Breast tenderness is something that comes and goes throughout your cycle and is most persistent during ovulation.
While you were on birth control, you won’t have experienced this as you wouldn’t have been ovulating.
So, when you stop taking your birth control, this symptom can come back with high intensity.
If the pain is really bad, then a cold compress might help.
However, most of the time, this pain will be something you can live with as it will come and go throughout your cycle.
PMS (Premenstrual Syndrome) is a common condition that affects women with a mixture of physical and emotional side effects.
It can sometimes flare after stopping birth control. If this is something you are concerned about, consult with your doctor.
Generally, there is no reason why you won’t conceive after being on birth control.
You should be able to conceive pretty soon after stopping your birth control method, however, it can take a couple of cycles for your body to return to normal.
Especially if you have been on birth control for a long time.

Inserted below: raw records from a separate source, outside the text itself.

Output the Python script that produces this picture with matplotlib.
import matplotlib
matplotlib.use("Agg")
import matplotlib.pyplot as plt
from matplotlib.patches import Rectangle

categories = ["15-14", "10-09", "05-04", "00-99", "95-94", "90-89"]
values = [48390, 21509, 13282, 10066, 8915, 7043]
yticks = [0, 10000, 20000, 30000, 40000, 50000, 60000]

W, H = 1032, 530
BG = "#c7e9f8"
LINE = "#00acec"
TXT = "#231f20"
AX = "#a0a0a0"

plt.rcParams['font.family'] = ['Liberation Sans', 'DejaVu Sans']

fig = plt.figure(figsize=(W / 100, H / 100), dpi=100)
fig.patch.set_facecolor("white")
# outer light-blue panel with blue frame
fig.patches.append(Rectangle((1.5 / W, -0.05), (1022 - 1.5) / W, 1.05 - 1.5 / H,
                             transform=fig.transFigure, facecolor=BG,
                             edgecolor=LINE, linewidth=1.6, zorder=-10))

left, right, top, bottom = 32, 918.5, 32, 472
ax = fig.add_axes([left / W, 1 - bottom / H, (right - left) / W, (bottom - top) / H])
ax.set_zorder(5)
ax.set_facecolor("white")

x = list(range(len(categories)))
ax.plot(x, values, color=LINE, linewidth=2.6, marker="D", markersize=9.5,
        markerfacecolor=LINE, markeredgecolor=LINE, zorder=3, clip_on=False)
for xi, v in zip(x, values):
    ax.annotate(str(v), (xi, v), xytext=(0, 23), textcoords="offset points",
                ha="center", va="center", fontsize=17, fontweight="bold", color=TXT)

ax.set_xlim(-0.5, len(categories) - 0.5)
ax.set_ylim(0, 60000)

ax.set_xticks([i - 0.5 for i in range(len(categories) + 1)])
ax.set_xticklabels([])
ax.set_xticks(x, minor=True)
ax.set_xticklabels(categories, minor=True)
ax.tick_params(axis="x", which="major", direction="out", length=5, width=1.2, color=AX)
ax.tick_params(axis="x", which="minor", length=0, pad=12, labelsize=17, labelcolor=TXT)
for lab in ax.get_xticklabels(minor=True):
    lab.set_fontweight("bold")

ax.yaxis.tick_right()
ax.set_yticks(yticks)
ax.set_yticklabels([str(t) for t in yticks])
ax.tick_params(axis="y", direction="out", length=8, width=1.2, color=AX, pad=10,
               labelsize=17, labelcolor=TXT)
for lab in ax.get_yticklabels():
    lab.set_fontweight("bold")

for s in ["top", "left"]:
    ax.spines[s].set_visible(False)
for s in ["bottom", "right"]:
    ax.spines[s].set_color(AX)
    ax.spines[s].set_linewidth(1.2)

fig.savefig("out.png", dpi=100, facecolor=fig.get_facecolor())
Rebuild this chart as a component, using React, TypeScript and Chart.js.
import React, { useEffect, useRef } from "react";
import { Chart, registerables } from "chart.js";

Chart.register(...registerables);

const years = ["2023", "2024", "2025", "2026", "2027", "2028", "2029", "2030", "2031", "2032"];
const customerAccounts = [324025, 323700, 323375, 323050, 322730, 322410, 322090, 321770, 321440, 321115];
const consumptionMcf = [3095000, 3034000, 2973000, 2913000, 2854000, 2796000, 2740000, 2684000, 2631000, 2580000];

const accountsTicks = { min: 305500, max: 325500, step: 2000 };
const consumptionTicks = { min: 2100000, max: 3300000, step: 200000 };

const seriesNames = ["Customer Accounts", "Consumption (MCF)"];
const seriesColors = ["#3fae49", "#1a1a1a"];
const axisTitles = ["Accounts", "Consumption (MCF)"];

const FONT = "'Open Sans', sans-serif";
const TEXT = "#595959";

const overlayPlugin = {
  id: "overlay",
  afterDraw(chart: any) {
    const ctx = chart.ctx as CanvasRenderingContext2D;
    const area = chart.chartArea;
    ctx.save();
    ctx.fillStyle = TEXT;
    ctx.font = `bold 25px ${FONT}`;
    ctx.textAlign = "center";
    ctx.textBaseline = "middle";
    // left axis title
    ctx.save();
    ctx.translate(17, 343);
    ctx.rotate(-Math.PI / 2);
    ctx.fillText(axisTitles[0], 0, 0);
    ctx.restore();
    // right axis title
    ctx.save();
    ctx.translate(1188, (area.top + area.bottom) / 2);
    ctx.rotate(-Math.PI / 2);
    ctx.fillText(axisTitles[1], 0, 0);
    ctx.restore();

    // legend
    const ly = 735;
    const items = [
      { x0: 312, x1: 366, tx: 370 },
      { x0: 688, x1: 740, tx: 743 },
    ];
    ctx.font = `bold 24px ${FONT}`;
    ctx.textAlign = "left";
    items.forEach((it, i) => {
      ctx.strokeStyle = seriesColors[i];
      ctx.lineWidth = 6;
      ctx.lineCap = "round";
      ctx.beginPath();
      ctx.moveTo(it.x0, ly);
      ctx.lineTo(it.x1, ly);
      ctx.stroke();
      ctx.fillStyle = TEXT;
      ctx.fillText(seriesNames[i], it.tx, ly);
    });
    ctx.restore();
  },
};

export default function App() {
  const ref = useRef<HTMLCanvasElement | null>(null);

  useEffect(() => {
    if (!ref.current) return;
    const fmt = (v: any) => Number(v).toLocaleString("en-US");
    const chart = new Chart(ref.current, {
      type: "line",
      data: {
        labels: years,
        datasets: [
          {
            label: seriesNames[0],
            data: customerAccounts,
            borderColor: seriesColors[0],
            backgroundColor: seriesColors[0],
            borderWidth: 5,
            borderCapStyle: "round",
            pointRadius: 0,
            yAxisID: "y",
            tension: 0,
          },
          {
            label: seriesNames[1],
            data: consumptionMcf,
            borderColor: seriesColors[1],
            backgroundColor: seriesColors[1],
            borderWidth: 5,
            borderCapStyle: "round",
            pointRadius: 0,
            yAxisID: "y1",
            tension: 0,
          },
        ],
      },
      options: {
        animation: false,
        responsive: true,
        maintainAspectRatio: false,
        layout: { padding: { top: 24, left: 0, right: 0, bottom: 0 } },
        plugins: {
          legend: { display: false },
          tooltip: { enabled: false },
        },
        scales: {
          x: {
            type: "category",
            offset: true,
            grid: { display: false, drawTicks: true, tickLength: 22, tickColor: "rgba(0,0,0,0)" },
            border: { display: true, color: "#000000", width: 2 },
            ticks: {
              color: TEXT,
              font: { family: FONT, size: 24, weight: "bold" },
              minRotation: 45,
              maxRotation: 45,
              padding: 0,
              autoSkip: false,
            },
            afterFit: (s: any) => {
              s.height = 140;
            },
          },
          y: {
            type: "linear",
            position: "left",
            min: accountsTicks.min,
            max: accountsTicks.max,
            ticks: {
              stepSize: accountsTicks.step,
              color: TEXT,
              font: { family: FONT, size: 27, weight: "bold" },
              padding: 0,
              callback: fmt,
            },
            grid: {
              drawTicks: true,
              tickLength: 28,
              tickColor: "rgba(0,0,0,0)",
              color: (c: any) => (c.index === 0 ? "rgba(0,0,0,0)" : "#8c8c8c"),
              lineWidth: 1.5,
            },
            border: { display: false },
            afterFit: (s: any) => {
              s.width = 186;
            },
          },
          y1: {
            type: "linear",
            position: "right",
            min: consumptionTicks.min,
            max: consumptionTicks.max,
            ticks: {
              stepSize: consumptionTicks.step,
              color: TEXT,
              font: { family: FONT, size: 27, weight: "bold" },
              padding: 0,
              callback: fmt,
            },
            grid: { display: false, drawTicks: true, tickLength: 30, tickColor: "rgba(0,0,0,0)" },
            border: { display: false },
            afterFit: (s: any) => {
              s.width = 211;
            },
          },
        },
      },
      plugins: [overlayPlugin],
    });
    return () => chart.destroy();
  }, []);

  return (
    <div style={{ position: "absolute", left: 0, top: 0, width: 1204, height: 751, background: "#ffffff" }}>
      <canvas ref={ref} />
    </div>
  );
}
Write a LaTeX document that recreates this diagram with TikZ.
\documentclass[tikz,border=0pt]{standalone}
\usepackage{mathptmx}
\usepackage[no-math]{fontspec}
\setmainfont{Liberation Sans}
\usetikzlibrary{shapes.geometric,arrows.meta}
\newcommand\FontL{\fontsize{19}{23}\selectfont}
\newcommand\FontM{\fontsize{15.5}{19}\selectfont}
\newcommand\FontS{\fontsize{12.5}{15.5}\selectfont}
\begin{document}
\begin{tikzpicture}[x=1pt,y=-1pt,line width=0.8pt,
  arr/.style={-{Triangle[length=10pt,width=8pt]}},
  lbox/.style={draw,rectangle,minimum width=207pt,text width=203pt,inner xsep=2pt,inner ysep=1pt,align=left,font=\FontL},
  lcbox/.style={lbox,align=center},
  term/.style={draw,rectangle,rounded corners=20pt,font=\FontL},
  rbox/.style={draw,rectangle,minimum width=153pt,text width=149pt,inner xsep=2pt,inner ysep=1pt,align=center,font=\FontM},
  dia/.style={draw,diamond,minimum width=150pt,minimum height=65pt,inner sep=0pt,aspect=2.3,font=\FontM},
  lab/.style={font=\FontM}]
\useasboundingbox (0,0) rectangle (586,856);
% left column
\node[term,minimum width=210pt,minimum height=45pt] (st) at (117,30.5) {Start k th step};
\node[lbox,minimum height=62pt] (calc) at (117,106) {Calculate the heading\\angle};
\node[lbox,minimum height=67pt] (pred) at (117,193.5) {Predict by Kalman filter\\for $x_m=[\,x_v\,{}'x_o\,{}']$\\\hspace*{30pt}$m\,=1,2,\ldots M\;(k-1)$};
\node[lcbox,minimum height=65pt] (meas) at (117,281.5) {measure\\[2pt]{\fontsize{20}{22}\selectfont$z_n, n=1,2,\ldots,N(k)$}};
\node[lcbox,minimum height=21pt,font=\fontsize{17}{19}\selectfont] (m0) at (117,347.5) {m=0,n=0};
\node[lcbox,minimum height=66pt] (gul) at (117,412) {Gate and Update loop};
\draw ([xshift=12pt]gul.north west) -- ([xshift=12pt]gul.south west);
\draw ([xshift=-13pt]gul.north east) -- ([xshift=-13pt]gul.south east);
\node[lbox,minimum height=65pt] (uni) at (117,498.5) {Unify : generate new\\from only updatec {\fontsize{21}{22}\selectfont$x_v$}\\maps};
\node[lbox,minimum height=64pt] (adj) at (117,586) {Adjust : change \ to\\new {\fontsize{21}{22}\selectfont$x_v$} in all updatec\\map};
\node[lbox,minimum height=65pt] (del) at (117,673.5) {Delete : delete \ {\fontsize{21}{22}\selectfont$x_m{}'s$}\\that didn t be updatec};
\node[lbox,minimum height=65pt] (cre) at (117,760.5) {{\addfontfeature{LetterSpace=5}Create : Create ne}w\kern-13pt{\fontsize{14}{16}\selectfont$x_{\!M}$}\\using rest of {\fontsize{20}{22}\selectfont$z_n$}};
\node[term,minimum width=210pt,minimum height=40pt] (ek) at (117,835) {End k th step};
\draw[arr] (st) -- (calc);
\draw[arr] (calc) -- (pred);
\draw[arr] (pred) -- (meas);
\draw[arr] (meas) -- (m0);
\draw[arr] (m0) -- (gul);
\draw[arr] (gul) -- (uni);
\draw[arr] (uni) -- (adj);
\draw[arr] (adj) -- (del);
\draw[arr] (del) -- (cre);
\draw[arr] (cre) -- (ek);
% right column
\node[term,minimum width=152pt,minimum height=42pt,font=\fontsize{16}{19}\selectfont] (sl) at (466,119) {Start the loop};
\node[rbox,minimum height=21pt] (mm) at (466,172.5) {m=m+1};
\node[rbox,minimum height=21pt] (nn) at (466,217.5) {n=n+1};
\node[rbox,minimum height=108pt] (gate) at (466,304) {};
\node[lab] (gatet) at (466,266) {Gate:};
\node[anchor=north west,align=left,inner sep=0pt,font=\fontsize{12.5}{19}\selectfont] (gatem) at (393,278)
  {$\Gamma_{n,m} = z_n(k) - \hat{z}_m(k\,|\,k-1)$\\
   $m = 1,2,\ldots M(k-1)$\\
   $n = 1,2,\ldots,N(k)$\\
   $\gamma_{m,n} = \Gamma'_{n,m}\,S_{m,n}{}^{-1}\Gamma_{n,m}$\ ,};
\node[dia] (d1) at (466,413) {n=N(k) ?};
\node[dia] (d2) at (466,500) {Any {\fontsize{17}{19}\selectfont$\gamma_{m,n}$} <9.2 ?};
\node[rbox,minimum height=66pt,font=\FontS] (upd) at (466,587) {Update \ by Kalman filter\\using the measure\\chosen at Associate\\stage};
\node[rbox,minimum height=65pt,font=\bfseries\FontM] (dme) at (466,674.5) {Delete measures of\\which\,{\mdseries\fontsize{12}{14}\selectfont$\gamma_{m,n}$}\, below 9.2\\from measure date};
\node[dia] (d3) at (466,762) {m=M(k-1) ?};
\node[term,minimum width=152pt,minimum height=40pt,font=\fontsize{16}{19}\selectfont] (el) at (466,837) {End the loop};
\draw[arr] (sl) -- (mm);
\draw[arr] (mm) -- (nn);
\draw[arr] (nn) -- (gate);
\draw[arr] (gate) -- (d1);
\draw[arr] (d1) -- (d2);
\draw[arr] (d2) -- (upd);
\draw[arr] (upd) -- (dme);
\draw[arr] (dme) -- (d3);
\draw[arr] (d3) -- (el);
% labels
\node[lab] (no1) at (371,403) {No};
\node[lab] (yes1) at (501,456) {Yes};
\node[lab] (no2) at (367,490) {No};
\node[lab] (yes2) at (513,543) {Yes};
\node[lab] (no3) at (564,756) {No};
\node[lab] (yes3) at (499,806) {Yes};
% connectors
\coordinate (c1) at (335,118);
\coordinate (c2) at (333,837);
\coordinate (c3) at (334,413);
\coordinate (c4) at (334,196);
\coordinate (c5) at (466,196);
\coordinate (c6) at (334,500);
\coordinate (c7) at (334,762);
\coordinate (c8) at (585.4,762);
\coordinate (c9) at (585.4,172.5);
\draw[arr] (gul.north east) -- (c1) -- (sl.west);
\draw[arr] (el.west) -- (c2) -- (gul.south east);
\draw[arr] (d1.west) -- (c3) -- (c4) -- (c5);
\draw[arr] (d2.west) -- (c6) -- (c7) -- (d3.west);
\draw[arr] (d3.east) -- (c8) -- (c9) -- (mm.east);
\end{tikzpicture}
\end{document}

If you are coming off birth control and intending to try to conceive, you should consult with your doctor for any advice or additional information they can provide.
In short, for most women, stopping birth control will be simple enough.
Most women will be able to stop taking their birth control without any major side effects or discomfort.
However, for some women, stopping taking birth control will lead to unpleasant side effects, including weight gain, acne, tender breasts, and lots more.
Ultimately, how you react to stopping your birth control will depend on your personal circumstances. If you have any concerns about this, you should consult with your doctor.
We hope you have found this information helpful. Thank you for reading!